Un’attenzione a parte, sempre nell’ambito della definizione del vincolo della spesa e della valutazione delle entrate discrezionali, andrebbe posta allo stock di risorse accantonate nel FCDE. Una qualunque azione volta a recuperare in maniera permanente l’evasione fiscale o a migliorare le capacità di riscossione degli Enti territoriali libererebbe risorse da questo Fondo e le renderebbe, allo stato attuale, utilizzabili per assumere nuovi impegni di spesa. All’interno di ciascuno di questi scenari dovrà essere garantita l’applicazione dei meccanismi di monitoraggio e di controllo alle Regioni a statuto speciale (RSS), come già oggi accade per l’equilibrio di bilancio e, in prospettiva, alle Regioni che accederanno all’autonomia differenziata.

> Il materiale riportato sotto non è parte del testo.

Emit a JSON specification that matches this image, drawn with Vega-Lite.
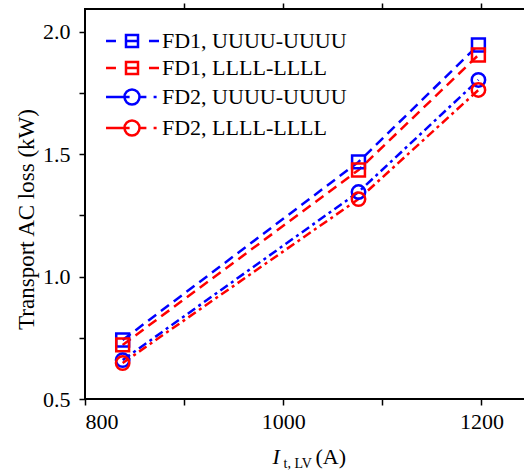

Con riferimento a queste ultime, la revisione periodica delle compartecipazioni, prevista dal DDL sull’autonomia differenziata attualmente all’esame della Camera dei deputati, dovrà essere coerente con i limiti alla crescita della spesa netta. Come già rilevato in precedenti audizioni, una gestione delle compartecipazioni affidata esclusivamente a trattative bilaterali all’interno delle Commissioni paritetiche potrebbe non garantire l’uniformità delle valutazioni e un adeguato coordinamento con la programmazione di bilancio. Permane quindi l’esigenza di prevedere una sede istituzionale unica dove le decisioni possano essere prese in modo coordinato e con una valutazione complessiva che coinvolga anche la determinazione della compartecipazione che, secondo il D.Lgs. 68/2011, dovrebbe finanziare il fondo perequativo regionale nell’ambito del federalismo simmetrico.